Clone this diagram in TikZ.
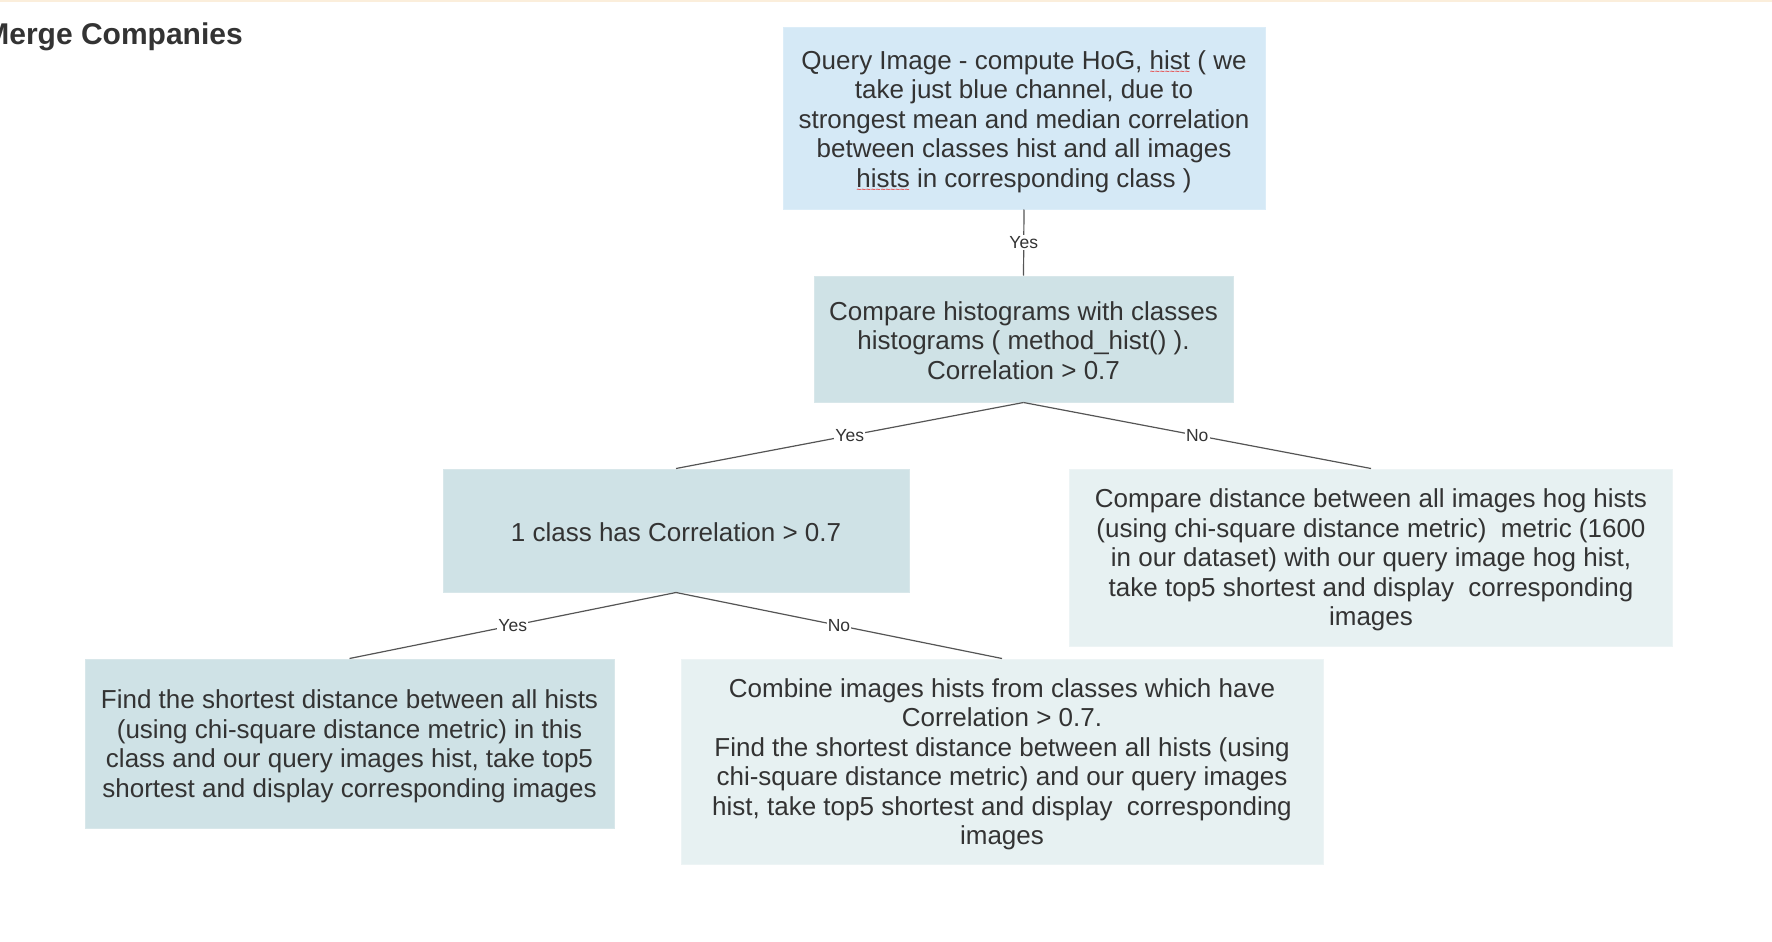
\documentclass[tikz,border=0pt]{standalone}
\usepackage{fontspec}
\setmainfont{Liberation Sans}
\definecolor{txt}{HTML}{333333}
\definecolor{qblue}{HTML}{D5E9F6}
\definecolor{qblueline}{HTML}{DCEDF8}
\definecolor{tealbox}{HTML}{CFE2E6}
\definecolor{tealline}{HTML}{D8E7EA}
\definecolor{paleteal}{HTML}{E7F1F2}
\definecolor{palelline}{HTML}{EDF4F5}
\definecolor{linecol}{HTML}{555555}
\definecolor{topband}{HTML}{FBEEDB}
\definecolor{spell}{HTML}{E8403F}
\newcommand\spellwave[1]{\setbox0\hbox{#1}\rlap{\lower5.5pt\hbox to\wd0{\color{spell}\fontsize{8pt}{8pt}\bfseries\selectfont\xleaders\hbox{\char126}\hfil}}\box0\relax}
\tikzset{
  boxshape/.style={rectangle, inner sep=0pt, line width=1pt},
  bluebox/.style={boxshape, fill=qblue, draw=qblueline},
  tealnode/.style={boxshape, fill=tealbox, draw=tealline},
  palenode/.style={boxshape, fill=paleteal, draw=palelline},
  boxtext/.style={inner sep=0pt, align=center, text=txt,
    font=\fontsize{26pt}{29.5pt}\selectfont},
  conn/.style={draw=linecol, line width=1.2pt},
  lbl/.style={fill=white, inner sep=1.2pt, text=txt, font=\fontsize{17.5pt}{20pt}\selectfont}
}
\begin{document}
\begin{tikzpicture}[x=1pt, y=-1pt]
\useasboundingbox (0,0) rectangle (1772,942);
\clip (0,0) rectangle (1772,942);
\fill[white] (0,0) rectangle (1772,942);
\fill[topband] (0,0) rectangle (1772,2);
\node[anchor=base east, inner sep=0pt, text=txt, font=\bfseries\fontsize{30pt}{34pt}\selectfont] (title) at (243,45) {Merge Companies};

\node[bluebox, minimum width=482pt, minimum height=181pt] (b1) at (1024,118.5) {};
\node[tealnode, minimum width=419pt, minimum height=126pt] (b2) at (1023.5,339) {};
\node[tealnode, minimum width=466pt, minimum height=123pt] (b3) at (676,530.5) {};
\node[palenode, minimum width=603pt, minimum height=177pt] (b4) at (1371,557.5) {};
\node[tealnode, minimum width=529pt, minimum height=169pt] (b5) at (349.5,743.5) {};
\node[palenode, minimum width=642pt, minimum height=205pt] (b6) at (1002,761.5) {};

\node[boxtext] (t1) at ([yshift=-3pt]b1.center)
  {Query Image - compute HoG, \spellwave{hist} ( we\\take just blue channel, due to\\strongest mean and median correlation\\between classes hist and all images\\\spellwave{hists} in corresponding class )};
\node[boxtext] (t2) at ([yshift=-1.5pt]b2.center)
  {Compare histograms with classes\\histograms ( method\_hist() ).\\Correlation > 0.7};
\node[boxtext] (t3) at ([yshift=-1.5pt]b3.center)
  {1 class has Correlation > 0.7};
\node[boxtext] (t4) at ([yshift=-2.5pt]b4.center)
  {Compare distance between all images hog hists\\(using chi-square distance metric)\ \ metric (1600\\in our dataset) with our query image hog hist,\\take top5 shortest and display\ \ corresponding\\images};
\node[boxtext] (t5) at ([yshift=-3pt]b5.center)
  {Find the shortest distance between all hists\\(using chi-square distance metric) in this\\class and our query images hist, take top5\\shortest and display corresponding images};
\node[boxtext] (t6) at ([yshift=-3pt]b6.center)
  {Combine images hists from classes which have\\Correlation > 0.7.\\Find the shortest distance between all hists (using\\chi-square distance metric) and our query images\\hist, take top5 shortest and display\ \ corresponding\\images};

\draw[conn] (b1.south) -- node[lbl] {Yes} (b2.north);
\draw[conn] (b2.south) -- node[lbl] {Yes} (b3.north);
\draw[conn] (b2.south) -- node[lbl] {No} (b4.north);
\draw[conn] (b3.south) -- node[lbl] {Yes} (b5.north);
\draw[conn] (b3.south) -- node[lbl] {No} (b6.north);
\end{tikzpicture}
\end{document}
☆ ☆ ☆
◆ Requirements
Where a line of the data holds "this", show that line.

◆ Solution
Clone this diagram in TikZ.
  {Find the shortest distance between all hists\\(using chi-square distance metric) in this\\class and our query images hist, take top5\\shortest and display corresponding images};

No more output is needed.